Nevertheless, the market is in turmoil at the moment.
So much for the panels on day 1 of Chicon 7. More will follow soon.
September 6, 2012
Chicago photos
Just to complete the Chicago travel diary – here is the link to some selected photos on my flickr account.
From tomorrow I’ll be blogging about the convention and its panels, so stay tuned
August 28, 2012
Chicago Nikki – 3
Today was girl’s day – meaning shopping, and I won’t bore people with that. Only that I am always for clothes shopping whenever I leave Japan, since it is not easy to find wearable pants and shoes for European sized women in Japan
After the shopping spree and dumping the load in the hotel room, I took a little walk along the Chicago river towards the lake in an attempt to get a lake view but got quite a different view instead. Between the river and the row of skyscrapers on the river’s southern side are three layers of road, let me call them ground level, first and second basement. Ground level is for normal traffic, first basement is a sort of highway = through traffic, and I am not sure what the second basement is usually used for, but currently it has a quite special use.

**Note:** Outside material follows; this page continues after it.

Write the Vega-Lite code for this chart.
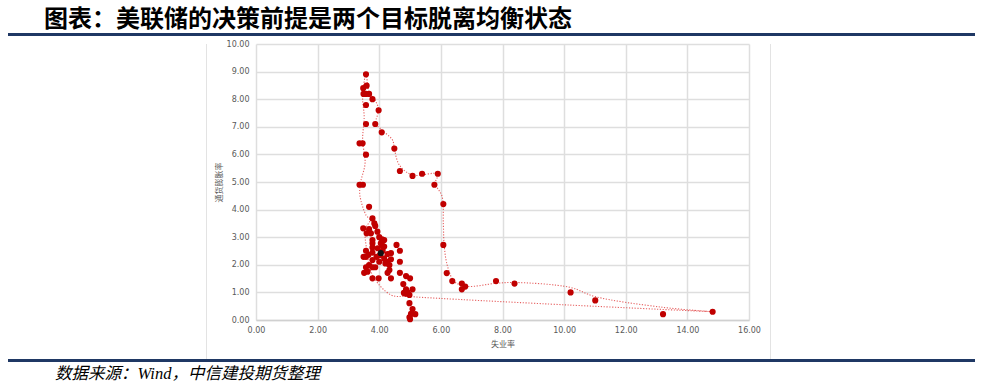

Walking down the stairs to the river walk (a nice path between trees and bushes mostly used by joggers) a cluster of broken down police cars greeted me that looked very much like the finale of the Blues Brothers. Some twenty to thirty police cars piled up in a multiple car crash with the front car lying dramatically upside down. For a second I thought this was for real, the next second I thought, hey, it’s only police cars, this can’t be real, the third second I thought this is from Blues Brothers, but hey that’s how many years ago? 20? (It’s actually 32 years ago already! The original Blues Brothers movie is from 1980). Not very likely that they leave this stuff lying around there for 32 years.
Several other people were walking past as bedazzled as I was, snapping photos, and I asked one of them but he said he had no clue what this was about either and left again.
I discovered a bored looking security guy in a yellow vest and decided to approach him and ask him what this was about.
He said that this is a set from a movie called Doomsday 3 (I suppose it’s the 3rd part of this one here, though I couldn’t find a part 2)
They are apparently shooting the thing around Chicago and the police car pile up will remain there for another two months, the security guy said. The car pile up is a mere 100 meters away from my hotel. Interesting.
I completed my walk to the lake shore, but there was not much lake to see at this spot because of a large marina with huge and rich boats, one nicer than the other (some photos on Flickr later, as well as from the car pile up (one pic is already on twitter)).
Plan for tomorrow is river cruise and the Gateway Park with Ferris wheel and other attractions. And from Thursday onwards it’ll be convention!